I have purposely chosen this moment, because it is the moment in which Christian evidence first emerges upon any considerable scale. Many of the points I have set down are, of course, demonstrably anterior to the third century. I mean by “demonstrably” anterior, proved in earlier documentary testimony. That ritual and doctrine firmly fixed are long anterior to the time in which you find them rooted is obvious to common sense. But there are documents as well. Thus, we have Justin Martyr. He was no less than sixty years older than Tertullian. He was as near to the Crucifixion as my generation is to the Reform Bill—and he gave us a full description of the Mass.
We have the letters of St. Ignatius. He was a much older man than St. Justin—perhaps forty or fifty years older. He stood to the generations contemporary with Our Lord as I stand to the generation of Gladstone, Bismarck, and, early as he is, he testifies fully to the organization of the Church with its Bishops, the Eucharistic Doctrine, and the Primacy in it of the Roman See.
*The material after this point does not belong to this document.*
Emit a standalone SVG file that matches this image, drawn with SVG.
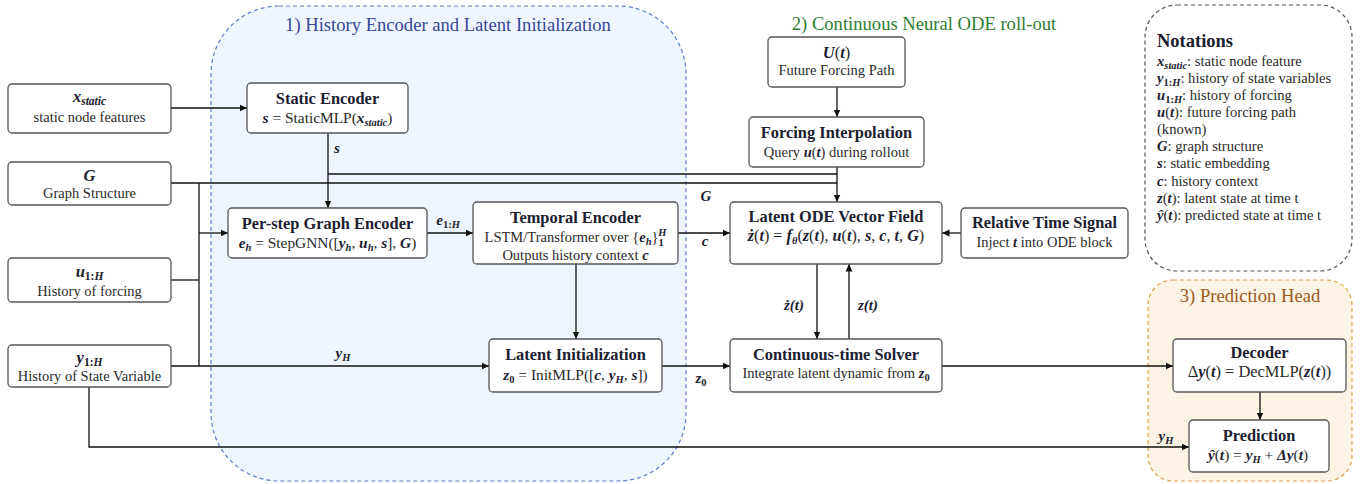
<svg xmlns="http://www.w3.org/2000/svg" width="1369" height="484" viewBox="0 0 1369 484" font-family="'Liberation Serif', 'Times New Roman', serif">
<defs>
<marker id="ah" markerWidth="9" markerHeight="9" refX="7.5" refY="4" orient="auto" markerUnits="userSpaceOnUse"><path d="M0,0.6 L7.5,4 L0,7.4 z" fill="#111"/></marker>
<style>
text{font-family:"Liberation Serif","Times New Roman",serif;}
.t{font-size:16.4px;font-weight:bold;fill:#1c2130;text-anchor:middle;}
.b{font-size:14.5px;fill:#2a2a2a;text-anchor:middle;}
.f{font-size:15.4px;}
.v{font-size:16.5px;}
.m{font-weight:bold;font-style:italic;fill:#1c2130;}
.u{font-style:normal;}
.s{font-size:10.5px;}
.v .s{font-size:11.5px;}
.lbl{font-size:15px;font-weight:bold;font-style:italic;fill:#1c2130;text-anchor:middle;}
.rt{font-size:18.6px;text-anchor:middle;}
.node rect{fill:#fff;stroke:#555;stroke-width:1.3;}
.conn path{fill:none;stroke:#111;stroke-width:1.3;}
.arr{marker-end:url(#ah);}
.nt{font-size:14.6px;fill:#2a2a2a;text-anchor:start;}
</style>
</defs>
<rect width="1369" height="484" fill="#fff"/>

<g id="region-history">
<rect x="211" y="6" width="475" height="475" rx="68" fill="#eff5fe" stroke="#5b7fd1" stroke-width="1.2" stroke-dasharray="4 3"/>
<text class="rt" x="448" y="31" fill="#34489a">1) History Encoder and Latent Initialization</text>
</g>
<g id="region-ode">
<text class="rt" x="924" y="30" fill="#2e7d32">2) Continuous Neural ODE roll-out</text>
</g>
<g id="region-prediction">
<rect x="1148" y="280" width="204" height="201" rx="25" fill="#fdf3e4" stroke="#e2a24a" stroke-width="1.2" stroke-dasharray="4 3"/>
<text class="rt" x="1250" y="302" fill="#9c5a1e">3) Prediction Head</text>
</g>

<g id="connectors" class="conn">
<path class="arr" d="M171,108 H247"/>
<path d="M171,183 H837"/>
<path d="M328,174 H837"/>
<path class="arr" d="M328,133 V208"/>
<path d="M199,183 V366"/>
<path class="arr" d="M199,233 H228"/>
<path d="M171,280 H199"/>
<path class="arr" d="M171,366 H489"/>
<path class="arr" d="M89,387 V447 H1189"/>
<path class="arr" d="M427,233 H473"/>
<path class="arr" d="M678,233 H730"/>
<path class="arr" d="M576,264 V339"/>
<path class="arr" d="M662,366 H730"/>
<path class="arr" d="M837,87 V117"/>
<path class="arr" d="M837,167 V202"/>
<path class="arr" d="M961,233 H942"/>
<path class="arr" d="M817,264 V339"/>
<path class="arr" d="M849,339 V264"/>
<path class="arr" d="M942,366 H1173"/>
<path class="arr" d="M1260,392 V420"/>
<text class="lbl" x="337" y="153">s</text>
<text class="lbl" x="706" y="201">G</text>
<text class="lbl" x="448" y="225">e<tspan class="s" dy="3"><tspan class="u">1:</tspan>H</tspan></text>
<text class="lbl" x="705" y="246">c</text>
<text class="lbl" x="343" y="358">y<tspan class="s" dy="3">H</tspan></text>
<text class="lbl" x="701" y="383">z<tspan class="s u" dy="3">0</tspan></text>
<text class="lbl" x="794" y="310">ż(t)</text>
<text class="lbl" x="868" y="310">z(t)</text>
<text class="lbl" x="1166" y="441">y<tspan class="s" dy="3">H</tspan></text>
</g>

<g id="node-xstatic" class="node">
<rect x="8" y="84" width="163" height="49" rx="4"/>
<text class="b v" x="89.5" y="102"><tspan class="m">x<tspan class="s" dy="2.5">static</tspan></tspan></text>
<text class="b" x="89.5" y="122">static node features</text>
</g>
<g id="node-graph" class="node">
<rect x="8" y="162" width="163" height="43" rx="4"/>
<text class="b v" x="89.5" y="181"><tspan class="m">G</tspan></text>
<text class="b" x="89.5" y="198">Graph Structure</text>
</g>
<g id="node-uhist" class="node">
<rect x="8" y="258" width="163" height="44" rx="4"/>
<text class="b v" x="89.5" y="277"><tspan class="m">u<tspan class="s" dy="2.5"><tspan class="u">1:</tspan>H</tspan></tspan></text>
<text class="b" x="89.5" y="296">History of forcing</text>
</g>
<g id="node-yhist" class="node">
<rect x="8" y="345" width="163" height="42" rx="4"/>
<text class="b v" x="89.5" y="363"><tspan class="m">y<tspan class="s" dy="2.5"><tspan class="u">1:</tspan>H</tspan></tspan></text>
<text class="b" x="89.5" y="381">History of State Variable</text>
</g>

<g id="node-static-encoder" class="node">
<rect x="247" y="83" width="161" height="50" rx="4"/>
<text class="t" x="327.5" y="104">Static Encoder</text>
<text class="b f" x="327.5" y="123"><tspan class="m">s</tspan> =  StaticMLP(<tspan class="m">x<tspan class="s" dy="3">static</tspan></tspan><tspan dy="-3">)</tspan></text>
</g>
<g id="node-perstep" class="node">
<rect x="228" y="208" width="199" height="50" rx="4"/>
<text class="t" x="327.5" y="229">Per-step Graph Encoder</text>
<text class="b f" x="327.5" y="248"><tspan class="m">e<tspan class="s" dy="3">h</tspan></tspan><tspan dy="-3"> =  StepGNN([</tspan><tspan class="m">y<tspan class="s" dy="3">h</tspan></tspan><tspan dy="-3">, </tspan><tspan class="m">u<tspan class="s" dy="3">h</tspan></tspan><tspan dy="-3">, </tspan><tspan class="m">s</tspan>], <tspan class="m">G</tspan>)</text>
</g>
<g id="node-temporal" class="node">
<rect x="473" y="202" width="205" height="62" rx="4"/>
<text class="t" x="575.5" y="223">Temporal Encoder</text>
<text class="b" x="575.5" y="242">LSTM/Transformer over {<tspan class="m">e<tspan class="s" dy="3">h</tspan></tspan><tspan dy="-3">}</tspan><tspan class="m u s" dy="4">1</tspan><tspan class="m s" dx="-5.5" dy="-10">H</tspan></text>
<text class="b" x="575.5" y="260">Outputs history context <tspan class="m">c</tspan></text>
</g>
<g id="node-latent-init" class="node">
<rect x="489" y="339" width="173" height="53" rx="4"/>
<text class="t" x="575.5" y="360">Latent Initialization</text>
<text class="b f" x="575.5" y="380"><tspan class="m">z<tspan class="s u" dy="3">0</tspan></tspan><tspan dy="-3"> = InitMLP([</tspan><tspan class="m">c</tspan>, <tspan class="m">y<tspan class="s" dy="3">H</tspan></tspan><tspan dy="-3">, </tspan><tspan class="m">s</tspan>])</text>
</g>

<g id="node-future-forcing" class="node">
<rect x="768" y="37" width="137" height="50" rx="4"/>
<text class="b v" x="836.5" y="58"><tspan class="m">U</tspan>(<tspan class="m">t</tspan>)</text>
<text class="b" x="836.5" y="75">Future Forcing Path</text>
</g>
<g id="node-forcing-interp" class="node">
<rect x="749" y="117" width="175" height="50" rx="4"/>
<text class="t" x="836.5" y="138">Forcing Interpolation</text>
<text class="b" x="836.5" y="157">Query <tspan class="m">u</tspan>(<tspan class="m">t</tspan>) during rollout</text>
</g>
<g id="node-ode-field" class="node">
<rect x="730" y="202" width="212" height="62" rx="4"/>
<text class="t" x="836" y="222">Latent ODE Vector Field</text>
<text class="b" x="836" y="241" style="font-size:16.2px"><tspan class="m">ż</tspan>(<tspan class="m">t</tspan>) = <tspan class="m">f<tspan class="s" dy="3">θ</tspan></tspan><tspan dy="-3">(</tspan><tspan class="m">z</tspan>(<tspan class="m">t</tspan>), <tspan class="m">u</tspan>(<tspan class="m">t</tspan>), <tspan class="m">s</tspan>, <tspan class="m">c</tspan>, <tspan class="m">t</tspan>, <tspan class="m">G</tspan>)</text>
</g>
<g id="node-time-signal" class="node">
<rect x="961" y="208" width="167" height="50" rx="4"/>
<text class="t" x="1044.5" y="228">Relative Time Signal</text>
<text class="b" x="1044.5" y="247">Inject <tspan class="m">t</tspan> into ODE block</text>
</g>
<g id="node-solver" class="node">
<rect x="730" y="339" width="212" height="53" rx="4"/>
<text class="t" x="836" y="360">Continuous-time Solver</text>
<text class="b" x="836" y="378">Integrate latent dynamic from <tspan class="m">z<tspan class="s u" dy="3">0</tspan></tspan></text>
</g>

<g id="node-decoder" class="node">
<rect x="1173" y="339" width="173" height="53" rx="4"/>
<text class="t" x="1259.5" y="358">Decoder</text>
<text class="b" x="1259.5" y="377" style="font-size:16.4px">Δ<tspan class="m">y</tspan>(<tspan class="m">t</tspan>) = DecMLP(<tspan class="m">z</tspan>(<tspan class="m">t</tspan>))</text>
</g>
<g id="node-prediction" class="node">
<rect x="1189" y="420" width="140" height="52" rx="4"/>
<text class="t" x="1259" y="441">Prediction</text>
<text class="b f" x="1258" y="460"><tspan class="m">ŷ</tspan>(<tspan class="m">t</tspan>) = <tspan class="m">y<tspan class="s" dy="3">H</tspan></tspan><tspan dy="-3"> + </tspan><tspan class="m">Δy</tspan>(<tspan class="m">t</tspan>)</text>
</g>

<g id="notations">
<rect x="1145" y="5" width="207" height="266" rx="32" fill="#fff" stroke="#555" stroke-width="1.2" stroke-dasharray="4 3"/>
<text x="1157" y="47" style="font-size:18.5px;font-weight:bold;fill:#1c2130">Notations</text>
<text class="nt" x="1157" y="66"><tspan class="m">x<tspan class="s" dy="3">static</tspan></tspan><tspan dy="-3">: static node feature</tspan></text>
<text class="nt" x="1157" y="83"><tspan class="m">y<tspan class="s" dy="3"><tspan class="u">1:</tspan>H</tspan></tspan><tspan dy="-3">: history of state variables</tspan></text>
<text class="nt" x="1157" y="100"><tspan class="m">u<tspan class="s" dy="3"><tspan class="u">1:</tspan>H</tspan></tspan><tspan dy="-3">: history of forcing</tspan></text>
<text class="nt" x="1157" y="117"><tspan class="m">u</tspan>(<tspan class="m">t</tspan>): future forcing path</text>
<text class="nt" x="1157" y="134">(known)</text>
<text class="nt" x="1157" y="151"><tspan class="m">G</tspan>: graph structure</text>
<text class="nt" x="1157" y="168"><tspan class="m">s</tspan>: static embedding</text>
<text class="nt" x="1157" y="186"><tspan class="m">c</tspan>: history context</text>
<text class="nt" x="1157" y="203"><tspan class="m">z</tspan>(<tspan class="m">t</tspan>): latent state at time t</text>
<text class="nt" x="1157" y="220"><tspan class="m">ŷ</tspan>(<tspan class="m">t</tspan>): predicted state at time t</text>
</g>
</svg>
Tertullian was born in about 160, and was in active ministry during the period Belloc’s describing. Justin Martyr was born about 103, and died about 165. When he wrote his First Apology (about 150 A.D.) with its full description of the Mass, he was well past “over the hill,” had been an adult for nearly three decades, and yet we were still not 120 years past the Crucifixion. Ignatius, being forty or fifty years older than Justin (actually, some sources place his birth as far back as 35 A.D.) was simply a generation younger than those who heard Apostles. He stood to the contemporaries of our Lord as I stand to contemporaries of John F. Kennedy or Richard Nixon, and as Belloc notes, his letters are chock full of Catholic doctrine.
This is the Catholic historical claim in a nutshell: that whether one believes or disbelieves the Catholic claim, it’s nigh upon undeniable that the Catholic claim is as old as She claims it is. You can claim “the Catholic Church is wrong,” or “the Pope is wrong,” but you must recognize that you’re saying, in essence, is “the students of the Apostles were wrong,” and really, that “the Apostles were wrong.” And just to hammer this home, you’ll note that this argument doesn’t require you to first assume the Catholic Church is infallible. It requires you only to consider the ancient historical evidence, and consider the likeilhood that the Church, such as it was, could have so thoroughly accidentally misunderstood the teachings of the Apostles. Because remember: at the end of the day, there’s no dispute that the early Christian martyrs gleefully went to an early grave to honor Christ and to avoid embracing heresy. It’s just unthinkable that a group which gave their lives so willingly for the cause wouldn’t know what the cause was, given that they had living resources (in the form of innumerable eyewitnesses) capable of correcting them at any turn.